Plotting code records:
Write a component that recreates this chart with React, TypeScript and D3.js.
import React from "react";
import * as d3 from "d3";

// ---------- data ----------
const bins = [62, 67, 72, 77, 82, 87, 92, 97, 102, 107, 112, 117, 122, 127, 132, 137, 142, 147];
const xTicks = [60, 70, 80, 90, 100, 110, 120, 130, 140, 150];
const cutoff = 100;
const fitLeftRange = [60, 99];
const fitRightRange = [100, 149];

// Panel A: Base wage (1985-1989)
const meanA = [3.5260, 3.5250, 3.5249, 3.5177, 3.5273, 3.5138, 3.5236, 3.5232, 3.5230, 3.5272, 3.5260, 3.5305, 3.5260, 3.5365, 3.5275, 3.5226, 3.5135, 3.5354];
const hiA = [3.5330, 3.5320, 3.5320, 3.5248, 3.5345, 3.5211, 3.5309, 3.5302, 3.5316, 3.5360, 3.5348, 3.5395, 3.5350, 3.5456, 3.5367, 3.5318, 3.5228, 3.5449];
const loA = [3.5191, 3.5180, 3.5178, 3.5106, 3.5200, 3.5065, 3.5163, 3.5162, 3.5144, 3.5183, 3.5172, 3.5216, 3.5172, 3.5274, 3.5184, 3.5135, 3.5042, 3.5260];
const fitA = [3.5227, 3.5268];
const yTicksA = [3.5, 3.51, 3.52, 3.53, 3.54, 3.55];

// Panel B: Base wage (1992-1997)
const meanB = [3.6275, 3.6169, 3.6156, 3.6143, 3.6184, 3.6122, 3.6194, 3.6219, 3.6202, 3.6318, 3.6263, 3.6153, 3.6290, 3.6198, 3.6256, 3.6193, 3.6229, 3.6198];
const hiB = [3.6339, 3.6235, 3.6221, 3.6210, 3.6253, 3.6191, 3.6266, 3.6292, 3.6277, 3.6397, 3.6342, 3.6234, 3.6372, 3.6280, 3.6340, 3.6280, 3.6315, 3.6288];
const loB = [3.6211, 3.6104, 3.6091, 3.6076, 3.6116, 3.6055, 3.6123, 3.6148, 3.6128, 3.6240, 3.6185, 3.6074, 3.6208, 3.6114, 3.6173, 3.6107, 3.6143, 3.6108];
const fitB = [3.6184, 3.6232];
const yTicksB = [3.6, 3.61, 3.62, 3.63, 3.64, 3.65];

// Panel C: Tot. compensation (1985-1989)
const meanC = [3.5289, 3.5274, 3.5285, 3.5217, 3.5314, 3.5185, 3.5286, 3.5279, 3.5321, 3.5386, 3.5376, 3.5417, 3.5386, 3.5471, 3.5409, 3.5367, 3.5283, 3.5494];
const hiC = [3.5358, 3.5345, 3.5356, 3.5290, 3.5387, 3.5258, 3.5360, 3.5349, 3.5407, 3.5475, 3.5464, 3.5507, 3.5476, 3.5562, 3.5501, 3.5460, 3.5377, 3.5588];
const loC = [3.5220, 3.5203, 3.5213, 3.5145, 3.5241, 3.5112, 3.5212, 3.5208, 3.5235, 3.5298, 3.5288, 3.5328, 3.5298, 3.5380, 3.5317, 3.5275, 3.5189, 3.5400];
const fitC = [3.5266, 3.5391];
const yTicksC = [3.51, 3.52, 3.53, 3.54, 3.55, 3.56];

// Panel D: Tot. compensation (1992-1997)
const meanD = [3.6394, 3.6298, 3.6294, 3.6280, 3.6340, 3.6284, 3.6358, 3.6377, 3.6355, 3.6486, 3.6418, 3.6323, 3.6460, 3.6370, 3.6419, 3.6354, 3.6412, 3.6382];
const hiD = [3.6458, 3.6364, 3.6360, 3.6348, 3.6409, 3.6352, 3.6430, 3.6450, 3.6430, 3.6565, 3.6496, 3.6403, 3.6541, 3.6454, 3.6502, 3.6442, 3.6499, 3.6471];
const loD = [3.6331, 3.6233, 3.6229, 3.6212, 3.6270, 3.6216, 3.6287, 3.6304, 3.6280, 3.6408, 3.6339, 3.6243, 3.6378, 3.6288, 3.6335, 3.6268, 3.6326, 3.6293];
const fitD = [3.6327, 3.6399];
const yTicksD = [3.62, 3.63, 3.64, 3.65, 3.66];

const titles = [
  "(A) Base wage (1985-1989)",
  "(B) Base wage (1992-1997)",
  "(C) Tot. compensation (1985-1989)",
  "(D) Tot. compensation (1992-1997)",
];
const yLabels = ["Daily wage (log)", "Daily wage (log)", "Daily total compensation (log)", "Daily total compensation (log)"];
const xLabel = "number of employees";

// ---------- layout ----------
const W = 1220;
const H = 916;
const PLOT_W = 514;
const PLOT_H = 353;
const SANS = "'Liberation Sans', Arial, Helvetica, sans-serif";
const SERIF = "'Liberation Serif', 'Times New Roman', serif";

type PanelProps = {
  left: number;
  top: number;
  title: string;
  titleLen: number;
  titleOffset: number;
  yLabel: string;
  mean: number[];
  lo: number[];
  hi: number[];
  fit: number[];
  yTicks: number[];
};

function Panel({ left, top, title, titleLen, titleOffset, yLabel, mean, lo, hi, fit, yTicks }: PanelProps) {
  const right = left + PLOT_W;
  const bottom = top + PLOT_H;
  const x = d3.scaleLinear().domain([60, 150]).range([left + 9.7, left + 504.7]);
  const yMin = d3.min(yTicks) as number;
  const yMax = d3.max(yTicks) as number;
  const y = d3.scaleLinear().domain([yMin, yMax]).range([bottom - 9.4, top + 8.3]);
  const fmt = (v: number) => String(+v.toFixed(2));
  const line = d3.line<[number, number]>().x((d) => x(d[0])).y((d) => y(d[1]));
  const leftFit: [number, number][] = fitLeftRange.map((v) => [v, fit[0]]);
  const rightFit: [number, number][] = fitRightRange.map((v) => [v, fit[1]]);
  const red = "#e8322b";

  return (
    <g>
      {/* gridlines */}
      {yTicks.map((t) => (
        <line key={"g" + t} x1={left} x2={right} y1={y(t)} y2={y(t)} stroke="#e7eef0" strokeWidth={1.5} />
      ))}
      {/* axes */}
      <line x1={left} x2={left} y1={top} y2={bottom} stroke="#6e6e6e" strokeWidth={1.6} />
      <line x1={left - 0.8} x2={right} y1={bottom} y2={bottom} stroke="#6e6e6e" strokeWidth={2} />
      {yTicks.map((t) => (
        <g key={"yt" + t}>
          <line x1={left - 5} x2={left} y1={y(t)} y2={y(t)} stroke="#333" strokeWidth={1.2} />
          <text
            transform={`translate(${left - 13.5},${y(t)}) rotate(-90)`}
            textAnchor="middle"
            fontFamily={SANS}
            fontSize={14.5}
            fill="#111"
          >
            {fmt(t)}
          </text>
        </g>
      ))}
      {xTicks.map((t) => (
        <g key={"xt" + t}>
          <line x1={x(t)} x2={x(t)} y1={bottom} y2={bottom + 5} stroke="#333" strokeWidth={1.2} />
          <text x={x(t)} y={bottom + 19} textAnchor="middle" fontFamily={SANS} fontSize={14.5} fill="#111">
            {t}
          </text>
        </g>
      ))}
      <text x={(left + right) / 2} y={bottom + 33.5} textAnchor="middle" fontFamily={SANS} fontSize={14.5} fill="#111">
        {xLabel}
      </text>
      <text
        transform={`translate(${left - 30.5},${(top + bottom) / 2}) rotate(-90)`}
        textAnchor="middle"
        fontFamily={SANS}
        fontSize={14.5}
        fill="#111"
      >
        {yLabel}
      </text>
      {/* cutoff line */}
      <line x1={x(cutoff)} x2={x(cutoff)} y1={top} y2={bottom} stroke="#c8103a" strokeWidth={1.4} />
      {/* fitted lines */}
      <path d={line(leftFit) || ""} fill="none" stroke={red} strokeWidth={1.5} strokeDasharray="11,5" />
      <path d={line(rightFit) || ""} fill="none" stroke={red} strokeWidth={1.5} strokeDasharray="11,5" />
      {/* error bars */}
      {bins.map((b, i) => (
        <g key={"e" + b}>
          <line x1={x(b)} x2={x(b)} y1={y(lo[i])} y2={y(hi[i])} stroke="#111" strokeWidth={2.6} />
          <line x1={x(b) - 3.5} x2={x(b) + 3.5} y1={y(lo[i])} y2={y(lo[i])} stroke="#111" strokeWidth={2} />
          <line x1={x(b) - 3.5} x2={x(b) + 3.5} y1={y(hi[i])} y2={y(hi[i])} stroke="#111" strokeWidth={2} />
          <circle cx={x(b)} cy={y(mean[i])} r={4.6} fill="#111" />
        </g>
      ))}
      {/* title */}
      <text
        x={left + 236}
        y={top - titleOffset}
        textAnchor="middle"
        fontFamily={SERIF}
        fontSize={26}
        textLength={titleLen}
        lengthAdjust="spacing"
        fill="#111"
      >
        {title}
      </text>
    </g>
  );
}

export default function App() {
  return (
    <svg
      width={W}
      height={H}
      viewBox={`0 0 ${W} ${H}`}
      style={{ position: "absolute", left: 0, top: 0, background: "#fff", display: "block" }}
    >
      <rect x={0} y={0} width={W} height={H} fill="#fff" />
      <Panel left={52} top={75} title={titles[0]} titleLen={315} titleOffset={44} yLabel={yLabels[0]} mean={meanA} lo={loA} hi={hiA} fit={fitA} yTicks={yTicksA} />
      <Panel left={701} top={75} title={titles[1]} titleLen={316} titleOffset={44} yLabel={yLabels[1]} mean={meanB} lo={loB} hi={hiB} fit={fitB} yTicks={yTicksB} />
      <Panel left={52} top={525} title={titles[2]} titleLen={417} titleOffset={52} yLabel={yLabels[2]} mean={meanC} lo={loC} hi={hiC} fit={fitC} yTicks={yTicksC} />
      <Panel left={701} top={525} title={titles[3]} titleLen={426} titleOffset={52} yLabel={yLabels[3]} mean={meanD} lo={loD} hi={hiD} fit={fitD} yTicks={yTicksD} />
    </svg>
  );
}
--
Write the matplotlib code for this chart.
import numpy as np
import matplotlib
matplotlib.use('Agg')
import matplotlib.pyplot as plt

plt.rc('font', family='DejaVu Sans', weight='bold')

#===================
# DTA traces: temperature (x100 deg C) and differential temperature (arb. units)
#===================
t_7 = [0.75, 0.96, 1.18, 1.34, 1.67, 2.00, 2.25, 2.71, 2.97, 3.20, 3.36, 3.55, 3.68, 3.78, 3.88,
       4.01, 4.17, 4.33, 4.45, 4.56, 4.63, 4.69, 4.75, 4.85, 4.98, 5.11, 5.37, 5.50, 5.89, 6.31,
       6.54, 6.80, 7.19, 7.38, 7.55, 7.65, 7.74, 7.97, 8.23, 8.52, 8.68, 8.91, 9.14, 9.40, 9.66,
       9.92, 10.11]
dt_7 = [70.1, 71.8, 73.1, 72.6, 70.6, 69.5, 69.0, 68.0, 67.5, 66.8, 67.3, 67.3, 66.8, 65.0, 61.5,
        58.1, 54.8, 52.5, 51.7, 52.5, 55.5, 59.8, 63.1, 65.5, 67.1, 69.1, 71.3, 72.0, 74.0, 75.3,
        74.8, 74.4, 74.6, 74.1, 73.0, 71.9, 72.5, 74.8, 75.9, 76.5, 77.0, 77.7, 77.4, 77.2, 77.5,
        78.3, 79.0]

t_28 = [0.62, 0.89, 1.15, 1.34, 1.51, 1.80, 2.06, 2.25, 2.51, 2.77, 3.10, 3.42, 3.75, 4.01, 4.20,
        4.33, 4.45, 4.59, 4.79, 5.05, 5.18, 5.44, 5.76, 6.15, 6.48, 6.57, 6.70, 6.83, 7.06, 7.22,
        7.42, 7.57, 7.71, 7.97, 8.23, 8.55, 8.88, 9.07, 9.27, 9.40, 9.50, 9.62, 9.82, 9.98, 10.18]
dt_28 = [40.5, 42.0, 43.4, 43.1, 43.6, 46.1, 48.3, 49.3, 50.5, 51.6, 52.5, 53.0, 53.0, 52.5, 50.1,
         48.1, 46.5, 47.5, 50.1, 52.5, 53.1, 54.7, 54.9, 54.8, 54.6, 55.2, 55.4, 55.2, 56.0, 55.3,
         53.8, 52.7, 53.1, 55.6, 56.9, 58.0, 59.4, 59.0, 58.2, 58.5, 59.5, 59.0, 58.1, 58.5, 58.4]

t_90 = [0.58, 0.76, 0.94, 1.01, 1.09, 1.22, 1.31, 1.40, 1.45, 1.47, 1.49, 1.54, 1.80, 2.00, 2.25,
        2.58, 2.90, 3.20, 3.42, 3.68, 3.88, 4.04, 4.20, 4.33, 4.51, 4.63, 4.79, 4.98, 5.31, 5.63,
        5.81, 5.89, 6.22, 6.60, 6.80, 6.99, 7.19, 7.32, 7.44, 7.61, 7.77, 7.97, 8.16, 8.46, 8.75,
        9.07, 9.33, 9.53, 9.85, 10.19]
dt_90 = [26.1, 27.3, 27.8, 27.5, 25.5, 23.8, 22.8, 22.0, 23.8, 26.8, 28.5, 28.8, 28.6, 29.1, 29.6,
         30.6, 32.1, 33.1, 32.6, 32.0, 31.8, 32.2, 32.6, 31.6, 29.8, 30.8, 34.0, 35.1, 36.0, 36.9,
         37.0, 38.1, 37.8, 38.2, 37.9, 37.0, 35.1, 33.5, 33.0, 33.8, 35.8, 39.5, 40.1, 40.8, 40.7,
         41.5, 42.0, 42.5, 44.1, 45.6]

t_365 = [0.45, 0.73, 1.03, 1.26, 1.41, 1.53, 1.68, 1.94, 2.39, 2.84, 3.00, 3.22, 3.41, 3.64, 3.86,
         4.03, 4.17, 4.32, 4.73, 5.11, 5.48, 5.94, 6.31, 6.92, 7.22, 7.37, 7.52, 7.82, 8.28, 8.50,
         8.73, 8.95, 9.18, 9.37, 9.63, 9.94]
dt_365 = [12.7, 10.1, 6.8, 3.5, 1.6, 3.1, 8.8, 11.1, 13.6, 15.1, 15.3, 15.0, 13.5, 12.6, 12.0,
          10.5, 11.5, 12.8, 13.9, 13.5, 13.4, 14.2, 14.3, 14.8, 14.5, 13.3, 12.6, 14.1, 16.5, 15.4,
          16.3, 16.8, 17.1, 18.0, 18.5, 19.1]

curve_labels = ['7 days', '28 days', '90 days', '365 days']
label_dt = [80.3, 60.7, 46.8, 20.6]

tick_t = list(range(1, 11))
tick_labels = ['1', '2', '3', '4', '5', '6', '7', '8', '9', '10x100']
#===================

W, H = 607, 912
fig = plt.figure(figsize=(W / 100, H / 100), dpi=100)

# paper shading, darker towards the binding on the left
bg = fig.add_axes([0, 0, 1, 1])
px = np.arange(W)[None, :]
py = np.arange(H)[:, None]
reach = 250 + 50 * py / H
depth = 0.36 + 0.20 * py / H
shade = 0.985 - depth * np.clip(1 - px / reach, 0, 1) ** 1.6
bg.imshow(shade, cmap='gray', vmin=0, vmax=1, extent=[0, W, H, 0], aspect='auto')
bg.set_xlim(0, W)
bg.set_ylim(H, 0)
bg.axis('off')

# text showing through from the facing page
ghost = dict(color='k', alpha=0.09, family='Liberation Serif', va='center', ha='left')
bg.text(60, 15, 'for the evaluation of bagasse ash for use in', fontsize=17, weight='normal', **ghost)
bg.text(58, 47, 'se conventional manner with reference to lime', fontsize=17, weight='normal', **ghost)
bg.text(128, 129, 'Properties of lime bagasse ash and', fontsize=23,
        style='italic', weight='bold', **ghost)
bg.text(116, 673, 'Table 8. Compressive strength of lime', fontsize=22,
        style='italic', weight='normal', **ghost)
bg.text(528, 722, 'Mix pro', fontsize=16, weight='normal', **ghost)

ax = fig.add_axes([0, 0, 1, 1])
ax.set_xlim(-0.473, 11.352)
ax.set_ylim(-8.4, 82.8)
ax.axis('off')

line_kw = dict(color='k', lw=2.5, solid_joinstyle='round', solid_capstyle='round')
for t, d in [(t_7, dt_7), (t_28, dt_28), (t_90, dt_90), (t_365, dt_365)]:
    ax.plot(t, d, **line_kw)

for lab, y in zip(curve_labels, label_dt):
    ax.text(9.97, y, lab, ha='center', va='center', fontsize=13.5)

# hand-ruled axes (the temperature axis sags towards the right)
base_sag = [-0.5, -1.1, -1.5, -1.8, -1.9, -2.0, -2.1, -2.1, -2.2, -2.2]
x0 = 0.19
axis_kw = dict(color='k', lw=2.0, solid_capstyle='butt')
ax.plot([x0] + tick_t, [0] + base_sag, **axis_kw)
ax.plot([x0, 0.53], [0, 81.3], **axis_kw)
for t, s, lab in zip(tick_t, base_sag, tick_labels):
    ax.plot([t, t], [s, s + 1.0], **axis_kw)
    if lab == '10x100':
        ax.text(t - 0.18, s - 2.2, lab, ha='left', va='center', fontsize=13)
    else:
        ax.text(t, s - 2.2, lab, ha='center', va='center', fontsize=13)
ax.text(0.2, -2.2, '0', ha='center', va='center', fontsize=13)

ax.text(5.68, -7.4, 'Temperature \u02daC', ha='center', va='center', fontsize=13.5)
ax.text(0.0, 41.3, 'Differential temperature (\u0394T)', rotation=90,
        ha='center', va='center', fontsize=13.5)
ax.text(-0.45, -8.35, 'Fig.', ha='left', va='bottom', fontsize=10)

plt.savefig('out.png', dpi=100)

* [INSTRUCTIONS TO FOLLOW] Report how many lines include the word "chart". Give nothing but the number.

* [TASK OUTPUT] 2